De tout cela, M. Panné dégage les options politiques ou les présupposés idéologiques, comme on voudra, du livre de Yannick Haenel. Le drame de Jan Karski, messager de l’enfer, n’est que le prétexte à une mise en accusation de l’Occident, rendu responsable et coupable de même poids que les nazis de l’extermination des Juifs par une passivité assumée. D’autre part, il s’agit de jeter la suspicion sur une Pologne catholique antisémite de toute éternité (cela rappelle la thèse de W. Schirer sur le déterminisme de l’histoire allemande et la théorie de la continuité de Luther à Hitler). La conclusion du livre de Jean-Louis Panné est sans appel ; son exaspération à l’égard d’un morceau de «littérature moisie» nous a permis de retrouver Jan Karski, personnage essentiel de l’histoire de la Seconde Guerre mondiale, personnage essentiel à l’humanité tout entière.

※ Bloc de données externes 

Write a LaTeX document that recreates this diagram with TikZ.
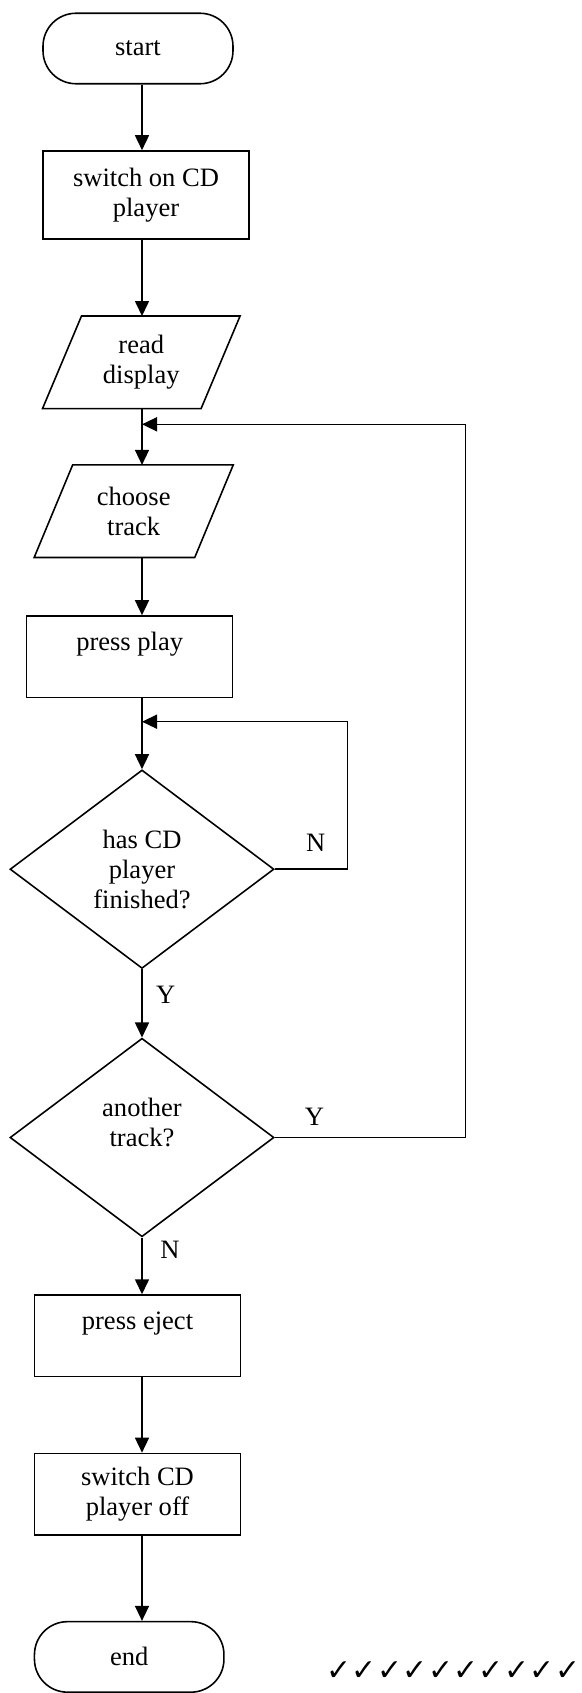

Le montage de l’ouvrage juxtaposant des textes de nature variée et l’inclusion de nombreuses notes de bas page, nuisent nullement à sa lecture, bien au contraire. On peut ne pas partager toutes les conclusions de M. Panné mais on doit lui faire crédit de l’entière cohérence de l’analyse, de la grande qualité de l’information et des arguments. Il est des livres qui rappellent que la critique est aussi une littérature avec ses titres de noblesse, qui nécessite talent, rigueur et passion, celui-ci en est l’heureuse démonstration.